What the task requires ->
Exclude the pictures, then repeat the remaining data exactly.

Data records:
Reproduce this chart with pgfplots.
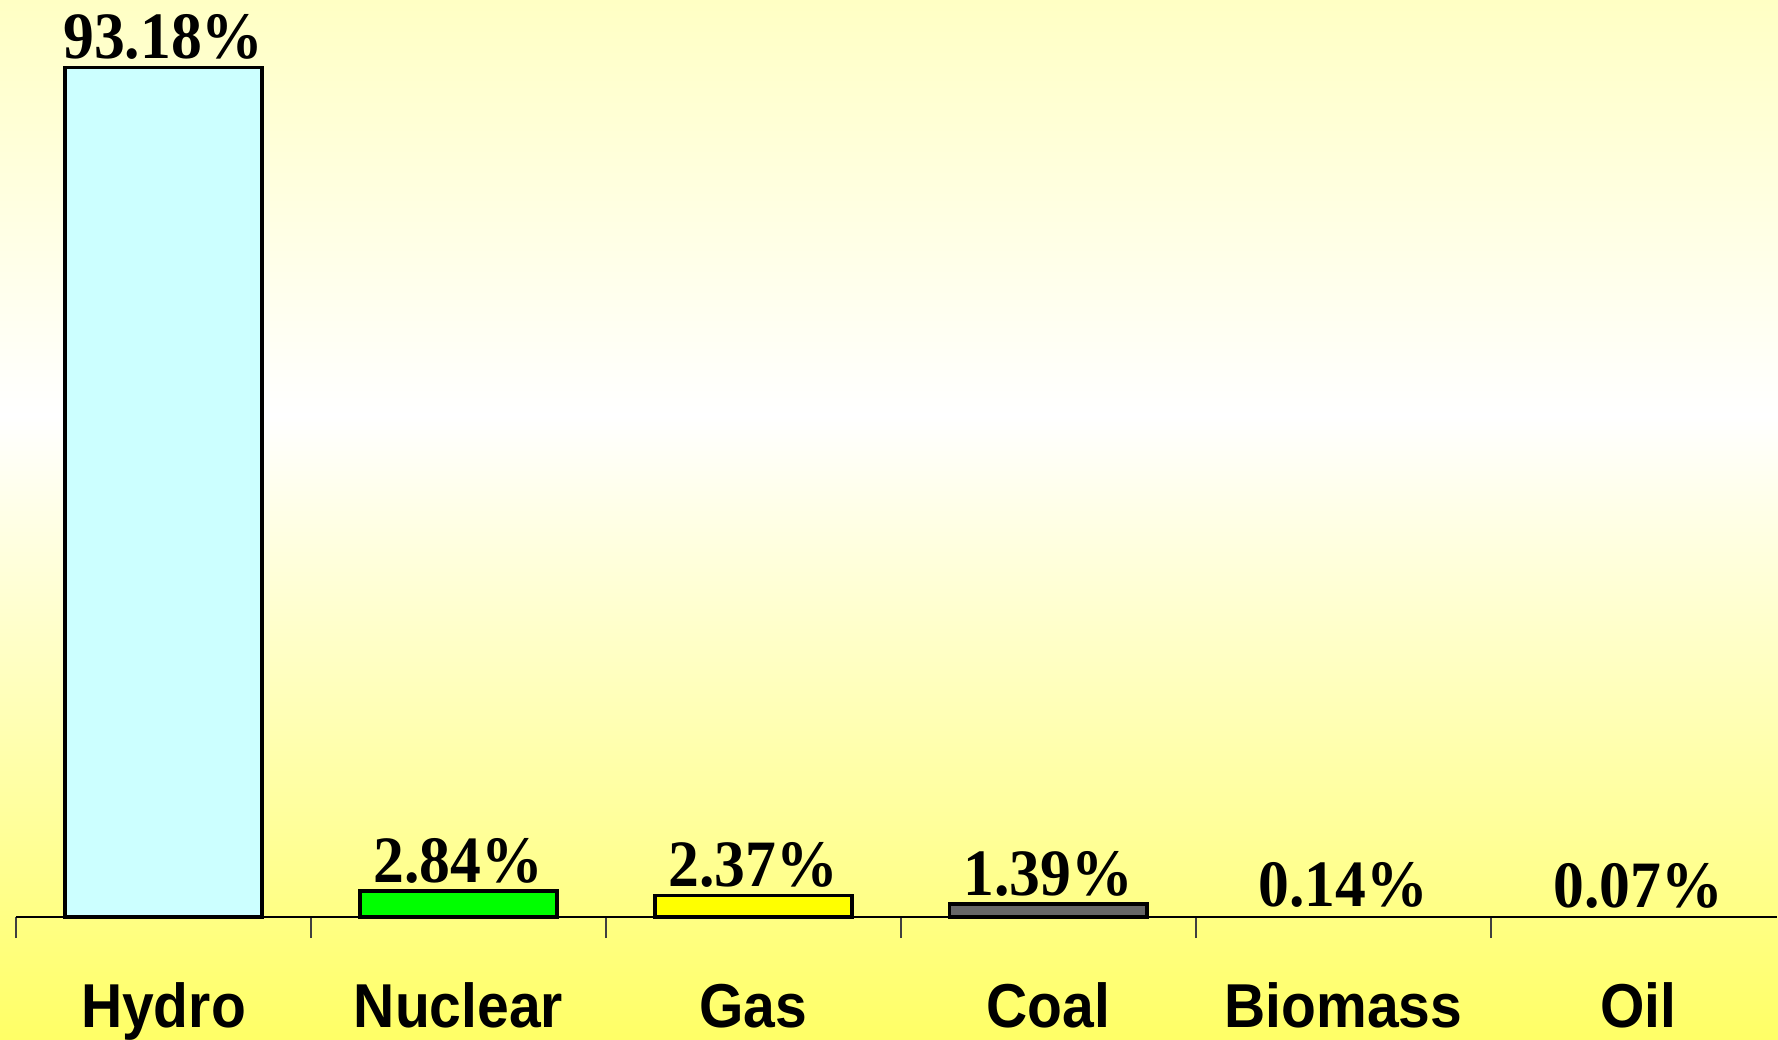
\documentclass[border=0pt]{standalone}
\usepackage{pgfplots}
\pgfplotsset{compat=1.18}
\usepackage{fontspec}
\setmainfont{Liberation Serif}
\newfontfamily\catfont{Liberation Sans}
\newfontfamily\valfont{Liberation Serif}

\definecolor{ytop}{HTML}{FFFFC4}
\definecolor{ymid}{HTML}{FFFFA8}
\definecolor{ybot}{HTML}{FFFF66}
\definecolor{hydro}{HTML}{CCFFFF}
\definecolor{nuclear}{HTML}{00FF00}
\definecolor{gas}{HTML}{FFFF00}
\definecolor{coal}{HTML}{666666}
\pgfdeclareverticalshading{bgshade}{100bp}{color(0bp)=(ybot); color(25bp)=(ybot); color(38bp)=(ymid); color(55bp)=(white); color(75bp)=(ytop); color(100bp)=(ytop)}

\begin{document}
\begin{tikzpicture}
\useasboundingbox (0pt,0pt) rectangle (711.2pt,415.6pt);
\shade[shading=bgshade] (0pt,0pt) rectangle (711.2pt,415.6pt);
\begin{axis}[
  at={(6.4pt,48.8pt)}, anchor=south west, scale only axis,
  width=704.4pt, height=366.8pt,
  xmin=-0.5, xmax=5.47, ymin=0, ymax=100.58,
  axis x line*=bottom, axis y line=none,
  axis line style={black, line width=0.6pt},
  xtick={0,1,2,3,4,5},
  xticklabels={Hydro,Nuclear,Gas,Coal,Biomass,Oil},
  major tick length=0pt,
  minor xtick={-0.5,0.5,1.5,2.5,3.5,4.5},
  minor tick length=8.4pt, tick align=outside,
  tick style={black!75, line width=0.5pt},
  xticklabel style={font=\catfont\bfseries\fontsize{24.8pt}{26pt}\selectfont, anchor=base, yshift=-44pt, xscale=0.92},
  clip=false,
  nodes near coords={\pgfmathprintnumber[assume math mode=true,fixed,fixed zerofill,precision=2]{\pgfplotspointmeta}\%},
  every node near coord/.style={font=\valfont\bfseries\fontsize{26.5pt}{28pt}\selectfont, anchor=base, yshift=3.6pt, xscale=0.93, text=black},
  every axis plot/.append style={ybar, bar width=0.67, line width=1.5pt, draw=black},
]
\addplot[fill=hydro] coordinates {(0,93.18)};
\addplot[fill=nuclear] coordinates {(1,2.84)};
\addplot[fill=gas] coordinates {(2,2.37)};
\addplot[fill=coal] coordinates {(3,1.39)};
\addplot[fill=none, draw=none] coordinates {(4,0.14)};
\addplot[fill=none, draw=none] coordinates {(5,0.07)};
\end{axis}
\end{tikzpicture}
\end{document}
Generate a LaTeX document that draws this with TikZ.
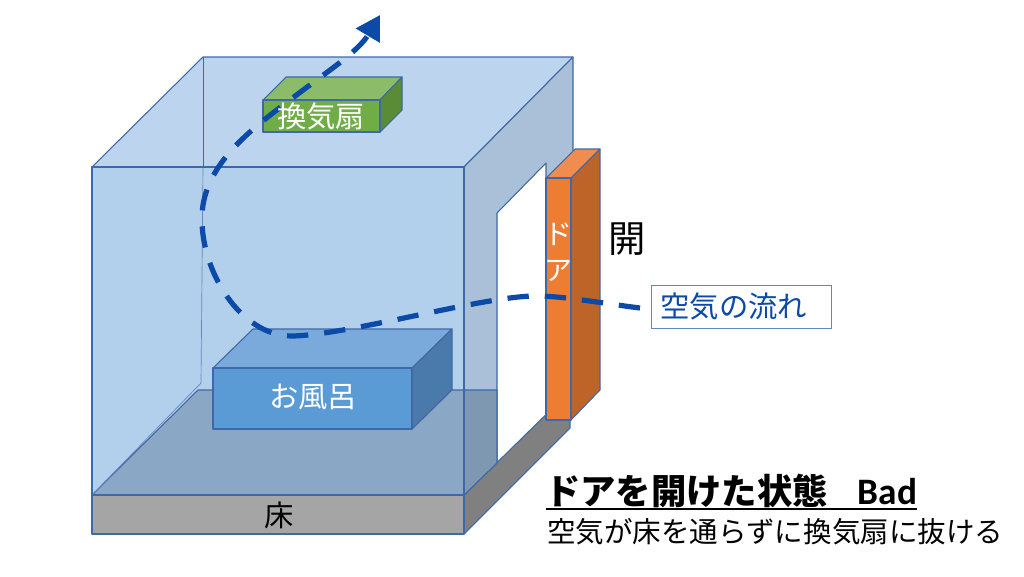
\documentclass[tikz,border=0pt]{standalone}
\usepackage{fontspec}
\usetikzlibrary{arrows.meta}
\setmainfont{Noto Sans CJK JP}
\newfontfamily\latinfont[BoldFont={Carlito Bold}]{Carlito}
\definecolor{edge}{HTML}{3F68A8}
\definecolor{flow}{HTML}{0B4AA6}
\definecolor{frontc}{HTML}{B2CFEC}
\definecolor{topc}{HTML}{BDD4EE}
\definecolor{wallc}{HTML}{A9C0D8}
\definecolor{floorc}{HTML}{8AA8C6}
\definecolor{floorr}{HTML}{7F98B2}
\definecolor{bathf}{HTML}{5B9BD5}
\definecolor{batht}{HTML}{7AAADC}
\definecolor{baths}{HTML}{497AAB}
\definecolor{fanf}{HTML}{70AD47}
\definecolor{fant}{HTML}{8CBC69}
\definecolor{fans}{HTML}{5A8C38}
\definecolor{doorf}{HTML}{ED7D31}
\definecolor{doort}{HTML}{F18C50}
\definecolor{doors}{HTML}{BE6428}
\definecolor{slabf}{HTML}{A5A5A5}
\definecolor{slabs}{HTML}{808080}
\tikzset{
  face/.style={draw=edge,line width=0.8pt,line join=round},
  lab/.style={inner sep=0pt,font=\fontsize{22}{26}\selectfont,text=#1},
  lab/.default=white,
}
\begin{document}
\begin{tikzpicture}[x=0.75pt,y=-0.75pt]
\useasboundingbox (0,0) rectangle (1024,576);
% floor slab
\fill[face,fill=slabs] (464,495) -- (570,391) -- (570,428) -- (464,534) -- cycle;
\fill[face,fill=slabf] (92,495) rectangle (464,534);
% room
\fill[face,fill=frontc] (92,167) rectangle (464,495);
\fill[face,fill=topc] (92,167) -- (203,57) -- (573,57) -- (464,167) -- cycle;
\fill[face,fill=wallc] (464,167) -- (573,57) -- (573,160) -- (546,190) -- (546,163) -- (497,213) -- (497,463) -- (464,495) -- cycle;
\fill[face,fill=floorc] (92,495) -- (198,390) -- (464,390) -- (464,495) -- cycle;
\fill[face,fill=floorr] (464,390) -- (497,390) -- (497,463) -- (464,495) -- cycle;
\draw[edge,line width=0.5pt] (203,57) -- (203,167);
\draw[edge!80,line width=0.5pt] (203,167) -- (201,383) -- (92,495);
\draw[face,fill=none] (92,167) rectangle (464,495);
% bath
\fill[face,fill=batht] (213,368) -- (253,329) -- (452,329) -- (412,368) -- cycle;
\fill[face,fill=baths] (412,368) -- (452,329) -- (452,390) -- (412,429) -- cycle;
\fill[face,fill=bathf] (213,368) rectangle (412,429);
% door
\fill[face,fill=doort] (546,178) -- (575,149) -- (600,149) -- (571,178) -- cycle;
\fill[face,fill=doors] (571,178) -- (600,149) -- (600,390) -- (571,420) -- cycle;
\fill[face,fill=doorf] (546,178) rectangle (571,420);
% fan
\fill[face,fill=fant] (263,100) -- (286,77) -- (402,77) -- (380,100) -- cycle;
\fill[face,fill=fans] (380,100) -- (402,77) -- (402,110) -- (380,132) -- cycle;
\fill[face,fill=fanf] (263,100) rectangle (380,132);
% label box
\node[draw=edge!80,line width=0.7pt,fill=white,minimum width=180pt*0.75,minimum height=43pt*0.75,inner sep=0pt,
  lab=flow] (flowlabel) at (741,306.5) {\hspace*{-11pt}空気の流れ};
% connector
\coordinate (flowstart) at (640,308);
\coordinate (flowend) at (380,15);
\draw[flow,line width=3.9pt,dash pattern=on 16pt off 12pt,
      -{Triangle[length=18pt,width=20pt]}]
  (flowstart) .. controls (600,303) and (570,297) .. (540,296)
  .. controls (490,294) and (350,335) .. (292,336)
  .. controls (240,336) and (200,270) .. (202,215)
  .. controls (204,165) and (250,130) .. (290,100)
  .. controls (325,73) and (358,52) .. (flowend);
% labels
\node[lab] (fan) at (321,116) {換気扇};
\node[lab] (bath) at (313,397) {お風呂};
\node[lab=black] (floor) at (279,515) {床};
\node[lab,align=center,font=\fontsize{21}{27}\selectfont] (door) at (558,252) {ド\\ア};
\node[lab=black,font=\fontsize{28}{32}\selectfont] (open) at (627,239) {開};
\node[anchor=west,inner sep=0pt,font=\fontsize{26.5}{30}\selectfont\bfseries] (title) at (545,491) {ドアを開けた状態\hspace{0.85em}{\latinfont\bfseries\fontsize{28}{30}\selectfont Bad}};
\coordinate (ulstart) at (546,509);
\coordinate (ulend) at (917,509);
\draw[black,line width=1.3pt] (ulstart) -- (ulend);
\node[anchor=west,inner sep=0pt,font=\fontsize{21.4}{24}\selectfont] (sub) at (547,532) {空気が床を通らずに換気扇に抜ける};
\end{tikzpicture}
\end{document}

Exercise solution ->
Reproduce this chart with pgfplots.
\documentclass[border=0pt]{standalone}
\usepackage{pgfplots}
\pgfplotsset{compat=1.18}
\usepackage{fontspec}
\setmainfont{Liberation Serif}
\newfontfamily\catfont{Liberation Sans}
\newfontfamily\valfont{Liberation Serif}

\definecolor{ytop}{HTML}{FFFFC4}
\definecolor{ymid}{HTML}{FFFFA8}
\definecolor{ybot}{HTML}{FFFF66}
\definecolor{hydro}{HTML}{CCFFFF}
\definecolor{nuclear}{HTML}{00FF00}
\definecolor{gas}{HTML}{FFFF00}
\definecolor{coal}{HTML}{666666}
\pgfdeclareverticalshading{bgshade}{100bp}{color(0bp)=(ybot); color(25bp)=(ybot); color(38bp)=(ymid); color(55bp)=(white); color(75bp)=(ytop); color(100bp)=(ytop)}

\begin{document}
\begin{tikzpicture}
\useasboundingbox (0pt,0pt) rectangle (711.2pt,415.6pt);
\shade[shading=bgshade] (0pt,0pt) rectangle (711.2pt,415.6pt);
\begin{axis}[
  at={(6.4pt,48.8pt)}, anchor=south west, scale only axis,
  width=704.4pt, height=366.8pt,
  xmin=-0.5, xmax=5.47, ymin=0, ymax=100.58,
  axis x line*=bottom, axis y line=none,
  axis line style={black, line width=0.6pt},
  xtick={0,1,2,3,4,5},
  xticklabels={Hydro,Nuclear,Gas,Coal,Biomass,Oil},
  major tick length=0pt,
  minor xtick={-0.5,0.5,1.5,2.5,3.5,4.5},
  minor tick length=8.4pt, tick align=outside,
  tick style={black!75, line width=0.5pt},
  xticklabel style={font=\catfont\bfseries\fontsize{24.8pt}{26pt}\selectfont, anchor=base, yshift=-44pt, xscale=0.92},
  clip=false,
  nodes near coords={\pgfmathprintnumber[assume math mode=true,fixed,fixed zerofill,precision=2]{\pgfplotspointmeta}\%},
  every node near coord/.style={font=\valfont\bfseries\fontsize{26.5pt}{28pt}\selectfont, anchor=base, yshift=3.6pt, xscale=0.93, text=black},
  every axis plot/.append style={ybar, bar width=0.67, line width=1.5pt, draw=black},
]
\addplot[fill=hydro] coordinates {(0,93.18)};
\addplot[fill=nuclear] coordinates {(1,2.84)};
\addplot[fill=gas] coordinates {(2,2.37)};
\addplot[fill=coal] coordinates {(3,1.39)};
\addplot[fill=none, draw=none] coordinates {(4,0.14)};
\addplot[fill=none, draw=none] coordinates {(5,0.07)};
\end{axis}
\end{tikzpicture}
\end{document}
Generate a LaTeX document that draws this with TikZ.
\documentclass[tikz,border=0pt]{standalone}
\usepackage{fontspec}
\usetikzlibrary{arrows.meta}
\setmainfont{Noto Sans CJK JP}
\newfontfamily\latinfont[BoldFont={Carlito Bold}]{Carlito}
\definecolor{edge}{HTML}{3F68A8}
\definecolor{flow}{HTML}{0B4AA6}
\definecolor{frontc}{HTML}{B2CFEC}
\definecolor{topc}{HTML}{BDD4EE}
\definecolor{wallc}{HTML}{A9C0D8}
\definecolor{floorc}{HTML}{8AA8C6}
\definecolor{floorr}{HTML}{7F98B2}
\definecolor{bathf}{HTML}{5B9BD5}
\definecolor{batht}{HTML}{7AAADC}
\definecolor{baths}{HTML}{497AAB}
\definecolor{fanf}{HTML}{70AD47}
\definecolor{fant}{HTML}{8CBC69}
\definecolor{fans}{HTML}{5A8C38}
\definecolor{doorf}{HTML}{ED7D31}
\definecolor{doort}{HTML}{F18C50}
\definecolor{doors}{HTML}{BE6428}
\definecolor{slabf}{HTML}{A5A5A5}
\definecolor{slabs}{HTML}{808080}
\tikzset{
  face/.style={draw=edge,line width=0.8pt,line join=round},
  lab/.style={inner sep=0pt,font=\fontsize{22}{26}\selectfont,text=#1},
  lab/.default=white,
}
\begin{document}
\begin{tikzpicture}[x=0.75pt,y=-0.75pt]
\useasboundingbox (0,0) rectangle (1024,576);
% floor slab
\fill[face,fill=slabs] (464,495) -- (570,391) -- (570,428) -- (464,534) -- cycle;
\fill[face,fill=slabf] (92,495) rectangle (464,534);
% room
\fill[face,fill=frontc] (92,167) rectangle (464,495);
\fill[face,fill=topc] (92,167) -- (203,57) -- (573,57) -- (464,167) -- cycle;
\fill[face,fill=wallc] (464,167) -- (573,57) -- (573,160) -- (546,190) -- (546,163) -- (497,213) -- (497,463) -- (464,495) -- cycle;
\fill[face,fill=floorc] (92,495) -- (198,390) -- (464,390) -- (464,495) -- cycle;
\fill[face,fill=floorr] (464,390) -- (497,390) -- (497,463) -- (464,495) -- cycle;
\draw[edge,line width=0.5pt] (203,57) -- (203,167);
\draw[edge!80,line width=0.5pt] (203,167) -- (201,383) -- (92,495);
\draw[face,fill=none] (92,167) rectangle (464,495);
% bath
\fill[face,fill=batht] (213,368) -- (253,329) -- (452,329) -- (412,368) -- cycle;
\fill[face,fill=baths] (412,368) -- (452,329) -- (452,390) -- (412,429) -- cycle;
\fill[face,fill=bathf] (213,368) rectangle (412,429);
% door
\fill[face,fill=doort] (546,178) -- (575,149) -- (600,149) -- (571,178) -- cycle;
\fill[face,fill=doors] (571,178) -- (600,149) -- (600,390) -- (571,420) -- cycle;
\fill[face,fill=doorf] (546,178) rectangle (571,420);
% fan
\fill[face,fill=fant] (263,100) -- (286,77) -- (402,77) -- (380,100) -- cycle;
\fill[face,fill=fans] (380,100) -- (402,77) -- (402,110) -- (380,132) -- cycle;
\fill[face,fill=fanf] (263,100) rectangle (380,132);
% label box
\node[draw=edge!80,line width=0.7pt,fill=white,minimum width=180pt*0.75,minimum height=43pt*0.75,inner sep=0pt,
  lab=flow] (flowlabel) at (741,306.5) {\hspace*{-11pt}空気の流れ};
% connector
\coordinate (flowstart) at (640,308);
\coordinate (flowend) at (380,15);
\draw[flow,line width=3.9pt,dash pattern=on 16pt off 12pt,
      -{Triangle[length=18pt,width=20pt]}]
  (flowstart) .. controls (600,303) and (570,297) .. (540,296)
  .. controls (490,294) and (350,335) .. (292,336)
  .. controls (240,336) and (200,270) .. (202,215)
  .. controls (204,165) and (250,130) .. (290,100)
  .. controls (325,73) and (358,52) .. (flowend);
% labels
\node[lab] (fan) at (321,116) {換気扇};
\node[lab] (bath) at (313,397) {お風呂};
\node[lab=black] (floor) at (279,515) {床};
\node[lab,align=center,font=\fontsize{21}{27}\selectfont] (door) at (558,252) {ド\\ア};
\node[lab=black,font=\fontsize{28}{32}\selectfont] (open) at (627,239) {開};
\node[anchor=west,inner sep=0pt,font=\fontsize{26.5}{30}\selectfont\bfseries] (title) at (545,491) {ドアを開けた状態\hspace{0.85em}{\latinfont\bfseries\fontsize{28}{30}\selectfont Bad}};
\coordinate (ulstart) at (546,509);
\coordinate (ulend) at (917,509);
\draw[black,line width=1.3pt] (ulstart) -- (ulend);
\node[anchor=west,inner sep=0pt,font=\fontsize{21.4}{24}\selectfont] (sub) at (547,532) {空気が床を通らずに換気扇に抜ける};
\end{tikzpicture}
\end{document}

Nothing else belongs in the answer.